Part 1) Compute the empirical _mean_ and empirical _standard deviation_ of the payout by the insurance company for one insured by using 100,000 samples.

In [232]:
np.random.seed(160)

# Generate 100,000 gamma distributions with given parameters
expenses = np.random.gamma(2, 50, 100000)

# The total the insurance has to pay will be between 0 and 200 dollars. If expenses is less than or equal to 40 dollars, pay 0
# Otherwise, pay the minimum between expenses minus deductible (expenses - $40) and the post deductible ($200)
payouts = np.maximum(0, np.minimum(expenses - 40, 200))

mean = np.mean(payouts)
std = np.std(payouts)

print('Mean:', mean)
print('Standard Deviation:', std)        

Mean: 60.00766602589859
Standard Deviation: 58.96834253952477


Part 2) Suppose the insurance company has 800 customers. Above you computed the mean and standard deviation for one individual customer. Assuming that payments for different customers are independent, create a function **insuranceSum** to simulate the total payout for 800 customers, $S_n$ for $n=800$. 

In [276]:
def insuranceSum():
    # Calculate expenses like in Part 1
    expenses = np.random.gamma(2, 50, 800)

    # Calculate payouts like in Part 1
    payouts = np.maximum(0, np.minimum(expenses - 40, 200))
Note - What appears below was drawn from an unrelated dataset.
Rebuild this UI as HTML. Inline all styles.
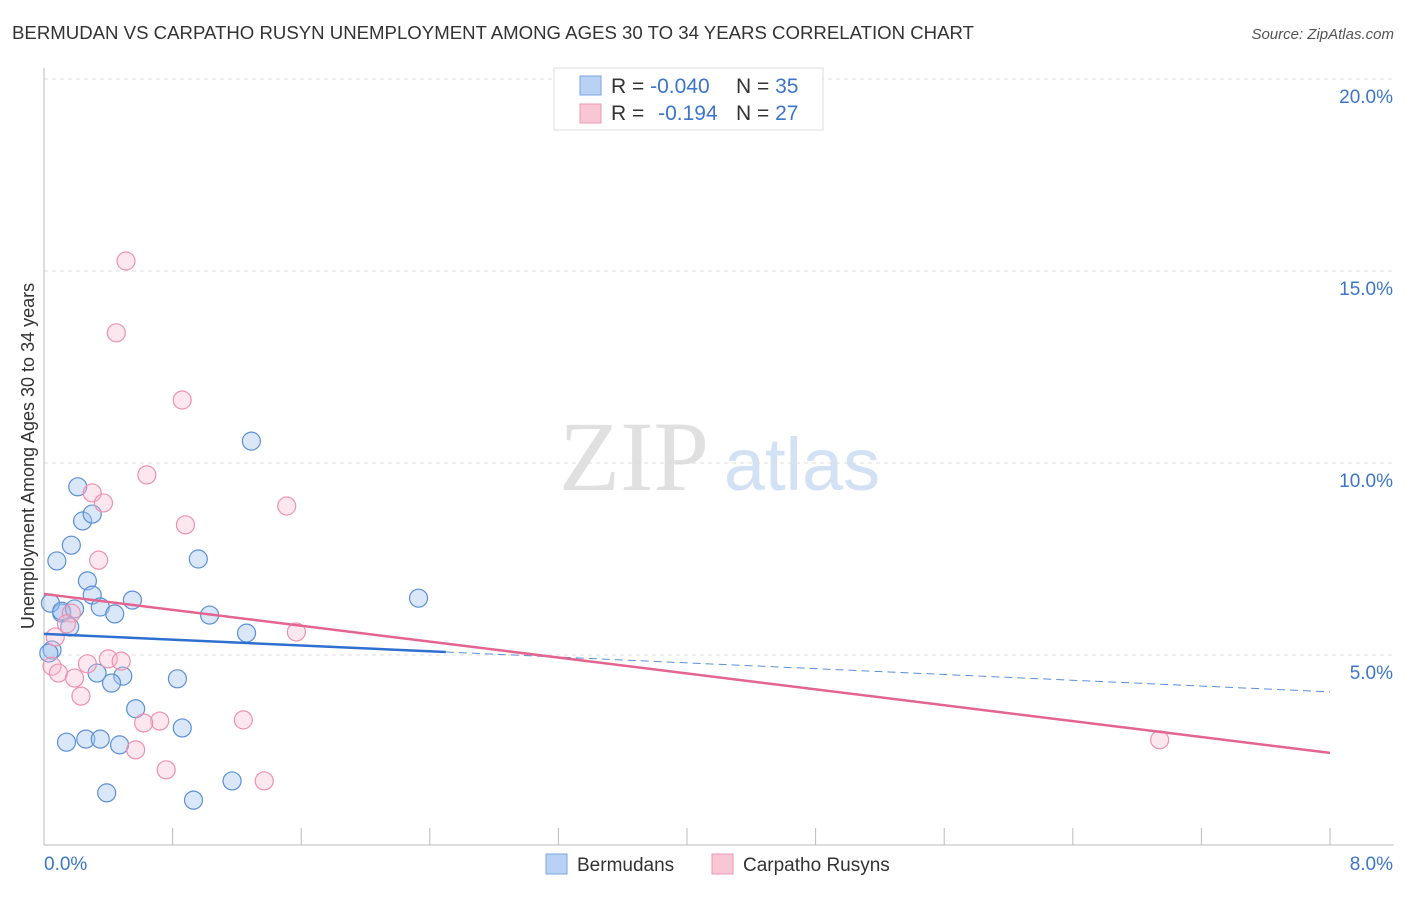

    # Sum up all customer payouts
    payoutSum = np.sum(payouts)
    
    return payoutSum

In [287]:
insuranceSum()

48168.88449074875

Part 3) We wish to estimate the probability that total payout would be between \\$50,000 and \\$52,000 dollars.
<br>Recall from class that the desired probabilitiy $\mathbb{P}(S_{n} \in [K_1, K_2])$ for $K_1 = \$50,000,\text{ and } K_2=\$52,000$ can be computed as expectation via an indicator function

$$ \mathbb{P}(S_n  \in [K_1, K_2]) = \mathbb{E}[1_{\{S_n \in [K_1, K_2]\}}]$$

Thus, we use once more the empirical mean to approximate

$$ \mathbb{E}[1_{\{S_n \in [K_1, K_2]\}}] \approx \frac{1}{M} \sum_{m=1}^M 1_{\{s^{(m)}_n \in [K_1, K_2] \}}$$

with $M$ independent realizations (samples) from the random variable $S_N$ (again denoted by $s^{(1)}_N, s^{(2)}_N, \ldots, s^{(M)}_N$). Now call your **insuranceSum** function 1000 times to estimate the probability that total payout would be between \\$50,000 and \\$52,000 dollars. Compare to the theoretical probability based on Central Limit Theorem. 

In [303]:
# Using the empirical mean to approximate the indicator function
np.random.seed(160)

# Create an array to store payout sum values
payoutSamples = np.zeros(1000)

# Simulate insuranceSum() 1000 times, store sum values
for _ in range(1000):
    payoutSamples[_] = insuranceSum()

# Count the amount of values in payoutSamples between 50,000 and 52,000 inclusive like an indicator variable
count = np.sum((payoutSamples >= 50000) & (payoutSamples <= 52000))

# Proportion calculated by dividing the amount of payouts between 50k and 52k by 1000
proportion = count / 1000
proportion

0.117

In [309]:
# Use Central Limit Theorem to approximate theoretical probability of the experiment
np.random.seed(160)

from scipy.stats import norm # import normal distribution for cdf

# Get sample like in Part 1, with n = 100000
expenses = np.random.gamma(2, 50, 100000)
payouts = np.maximum(0, np.minimum(expenses - 40, 200))

# Calculate the sample mean and standard deviation of individuals
mean = np.mean(payouts)
std = np.std(payouts)

# Calculate the mean and standard deviation for the sum of 800 customers based on sample mean and sample standard deviation
sample_mean = 800*mean
sample_std = np.sqrt(800)*std

# Calculate z score values for bounds K1 = 50,000 and K2 = 52,000 using sample mean and sample standard deviation
z1 = (50000 - sample_mean) / sample_std
z2 = (52000 - sample_mean) / sample_std

# Use normal approximation to approximate the theoretical probability
theoretical_probability = norm.cdf(z2) - norm.cdf(z1)
theoretical_probability

0.10763548737701278

After using the empirical mean to approximate the indicator function and using the central limit theorem to approximate the theoretical probability of the experiment, I find that the estimates are pretty close to each other, only differing by .4%.